The CIPD today welcomed support for the young unemployed and the introduction of measures to tackle public sector pension costs, contained within the Pre-Budget Report, but has called for:
- A jobs guarantee to be extended to older jobseekers
- The scrapping of the “tax on jobs” increase in employers’ National Insurance Contributions (NICs), particularly in the wake of the new increase in employees’ NICs
- A more fundamental review of public sector pay and pensions policies
Guaranteeing jobs for young and old alike:
Gerwyn Davies, Public Policy Adviser at the Chartered Institute of Personnel and Development comments:
“Modest increases in unemployment in recent months mask the growing challenges faced by jobseekers, particularly if they are young and have been unemployed for more than six months. We therefore wholeheartedly welcome the reduced qualifying period for the jobs guarantee for 18 to 24 year olds. However, with the jobs market still flat on its back, the challenges facing older workers are set to worsen in the coming months. We therefore urge the Chancellor to urgently consider extending the jobs guarantee to ensure over 50s who have been unemployed for more than six months are given the real help they need to get back into work.”
National Insurance Contributions increase:
Charles Cotton, Reward Adviser at the Chartered Institute of Personnel and Development, says:
“The Chancellor would have done better to use any increase in employee NICs to scrap the planned increase in employers’ NICs from 2011. This tax on jobs will hit at a time when we are still likely to be in the early stages of a ‘jobs light’ economic recovery – this is not the tonic a sickly labour market needs.”

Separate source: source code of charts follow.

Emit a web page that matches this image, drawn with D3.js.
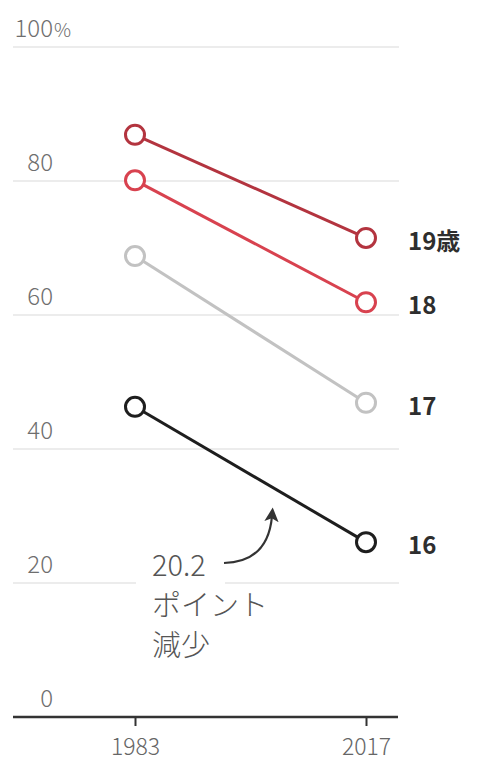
<!DOCTYPE html>
<html>
<head>
<meta charset="utf-8">
<script src="https://cdn.jsdelivr.net/npm/d3@7"></script>
<style>
  html, body { margin: 0; padding: 0; background: #fff; }
  svg text { font-family: "Noto Sans CJK JP", "Noto Sans", sans-serif; }
</style>
</head>
<body>
<div id="chart"></div>
<script>
const years = ["1983", "2017"]
const ages = ["19歳", "18", "17", "16"]
const rate1983 = [86.9, 80.1, 68.8, 46.3]
const rate2017 = [71.5, 61.9, 46.9, 26.1]
const yTicks = [0, 20, 40, 60, 80, 100]
const noteLines = ["20.2", "ポイント", "減少"]

const lineColors = ["#b3343f", "#d8424f", "#c2c2c2", "#1e1e1e"]

const width = 477
const height = 764

const x = d3.scalePoint()
    .domain(years)
    .range([135, 366])

const y = d3.scaleLinear()
    .domain([0, 100])
    .range([717, 47])

const svg = d3.select("#chart")
    .append('svg')
    .attr('width', width)
    .attr('height', height)

// gridlines
svg.append('g')
    .selectAll('line')
    .data(yTicks.filter(d => d > 0))
    .enter()
    .append('line')
        .attr('x1', 13)
        .attr('x2', 399)
        .attr('y1', d => y(d))
        .attr('y2', d => y(d))
        .attr('stroke', '#e6e6e6')
        .attr('stroke-width', 1.5)

// y tick labels, right aligned, % hangs after 100
svg.append('g')
    .selectAll('text')
    .data(yTicks)
    .enter()
    .append('text')
        .attr('x', 53)
        .attr('y', d => y(d) - 10)
        .attr('text-anchor', 'end')
        .attr('font-size', 24)
        .attr('font-weight', 300)
        .attr('fill', '#6e6e6e')
        .text(d => d)

svg.append('text')
    .attr('x', 54)
    .attr('y', y(100) - 10)
    .attr('font-size', 19)
    .attr('font-weight', 300)
    .attr('fill', '#6e6e6e')
    .text('%')

// x axis
const xAxis = d3.axisBottom(x)
    .tickSize(9)
    .tickSizeOuter(0)
    .tickPadding(11)

const ax = svg.append('g')
    .attr('transform', `translate(0, ${y(0)})`)
    .call(xAxis)

ax.select('.domain').remove()
ax.insert('line', ':first-child')
    .attr('x1', 13)
    .attr('x2', 398)
    .attr('stroke', '#333')
    .attr('stroke-width', 2.5)
ax.selectAll('.tick line')
    .attr('stroke', '#333')
    .attr('stroke-width', 2)
ax.selectAll('.tick text')
    .attr('font-size', 23)
    .attr('font-weight', 300)
    .attr('fill', '#666')
    .attr('dy', '0.8em')

// annotation (white backing breaks the 20 gridline)
svg.append('rect')
    .attr('x', 136)
    .attr('y', 548)
    .attr('width', 89)
    .attr('height', 115)
    .attr('fill', '#fff')

svg.append('defs')
    .append('marker')
        .attr('id', 'head')
        .attr('viewBox', '0 0 10 10')
        .attr('refX', 4)
        .attr('refY', 5)
        .attr('markerWidth', 6.5)
        .attr('markerHeight', 6.5)
        .attr('orient', 'auto')
    .append('path')
        .attr('d', 'M0,0 L10,5 L0,10 L2.5,5 z')
        .attr('fill', '#333')

svg.append('path')
    .attr('d', 'M224,563 Q268,562 272,516')
    .attr('fill', 'none')
    .attr('stroke', '#333')
    .attr('stroke-width', 2.2)
    .attr('marker-end', 'url(#head)')

svg.append('g')
    .selectAll('text')
    .data(noteLines)
    .enter()
    .append('text')
        .attr('x', 152)
        .attr('y', (d, i) => 576 + i * 40)
        .attr('font-size', 29)
        .attr('font-weight', 300)
        .attr('fill', '#555')
        .text(d => d)

// slope lines
const rows = ages.map((a, i) => ({
    age: a,
    color: lineColors[i],
    pts: [{ year: years[0], v: rate1983[i] }, { year: years[1], v: rate2017[i] }]
}))

const line = d3.line()
    .x(d => x(d.year))
    .y(d => y(d.v))

const g = svg.append('g')
    .selectAll('g')
    .data(rows.slice().reverse())
    .enter()
    .append('g')

g.append('path')
    .attr('d', d => line(d.pts))
    .attr('fill', 'none')
    .attr('stroke', d => d.color)
    .attr('stroke-width', 3)

g.selectAll('circle')
    .data(d => d.pts.map(p => ({ ...p, color: d.color })))
    .enter()
    .append('circle')
        .attr('cx', d => x(d.year))
        .attr('cy', d => y(d.v))
        .attr('r', 9.5)
        .attr('fill', '#fff')
        .attr('stroke', d => d.color)
        .attr('stroke-width', 3)

g.append('text')
    .attr('x', 408)
    .attr('y', d => y(d.pts[1].v) + 12)
    .attr('font-size', 24)
    .attr('font-weight', 700)
    .attr('fill', '#2e2e2e')
    .text(d => d.age)
</script>
</body>
</html>
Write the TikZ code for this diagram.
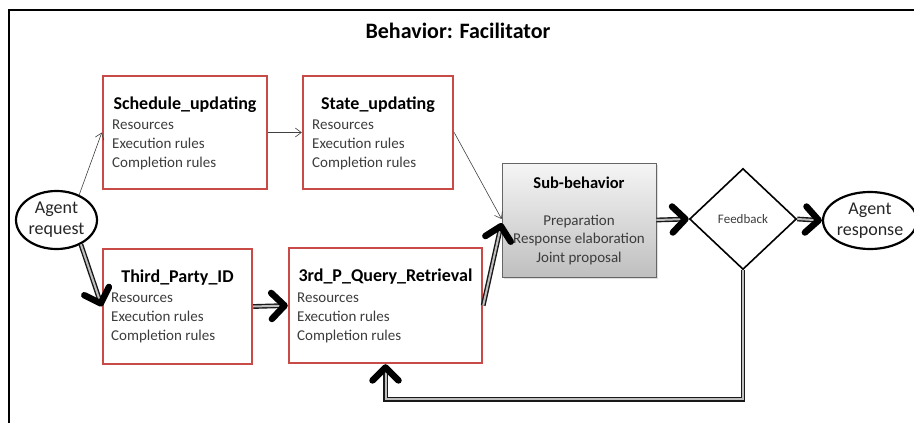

Public sector pay and pensions:
Charles Cotton, Reward Adviser at the Chartered Institute of Personnel and Development, says:
“We would have preferred a 1% cap on the public sector pay budget as a whole, to better allow managers to increase pay rates for key jobs where there are shortages and for those who are high performers, while freezing them where there is no market reason.
“However, the government is missing a trick by solely focusing on pay freezes and cuts. While these measures will reduce the size of the total pay bill, they will not deliver for taxpayers a public sector payroll spend that is any more effective. To get real value for money in the public sector, government needs to firmly link employee pay to service delivery and performance.
“We welcome attempts to reduce public sector pension costs. However, capping the contribution level and making higher earners contribute more will not significantly reduce the cost burden and risk that taxpayers have to shoulder. What is needed is a more fundamental review of what is sustainable in public sector pensions, to ensure the cost and risk is more equitably shared between taxpayers and tax-funded workers.”
Negative Reception from the CBI and IOD
In other feedback on the Report, the Institute of Director’s commented that the ” increase in national insurance contributions, both on employers and on employees with average incomes, is just wrong. Employers and employees up and down the country will oppose this increase for what it is, a tax on jobs. The Government are right to focus on reducing unemployment but the additional National Insurance rise will directly put jobs at risk and make it even more difficult for businesses to rehire once the recovery starts.”
While the Richard Lambert, CBI Director-General, was aslso damning, saying: “There were two tests this Pre-Budget report. First, would it increase the credibility of Government plans to restore the public finances? Second, would it be a platform for job creation and economic growth? The Government has failed on both counts.
“The Chancellor has made a serious mistake imposing an extra jobs tax at a time when the economic recovery will still be fragile. Increasing National Insurance contributions will hold back job creation and growth.”
On bankers’ bonuses, Mr Lambert said: “A headline-grabbing tax on bankers’ bonuses may have populist appeal, but the Government needs to take care not to put the UK’s financial services sector at a comparative disadvantage internationally. The threat of an exodus of talent is real.”
However, he was more favourable to the public sector pay cap, adding: “We applaud the Government’s courage in beginning to tackle the thorny issues of public sector pensions and pay, but it is only a start.”
And Mixed reviews from the TUC
TUC General Secretary Brendan Barber said: ‘A centralised pay cap on public sector staff is unfair, inefficient and will damage long-established independent review systems – which already take affordability into account. Public sector workers – many of whom are low paid – should not have to pay the price for a crash they did nothing to cause. And we will need to study the small print to look at where the cuts the Chancellor has announced will hit.
‘There is good news on tax. The tax on bonuses not only raises a useful amount that will help the young unemployed, but it – and other measures – begins to ask those who did so well out of the boom years and whose recklessness caused the crash to make a proper contribution, particularly through getting tough on avoidance.
‘But today the Chancellor could have been much bolder in moving to a fundamental reform of tax where the super-rich were asked to pay their fair share. The National Insurance increase will hit ordinary workers and business, though of course we welcome the exemption for those earning £20,000 or below, which is nearly half the workforce.’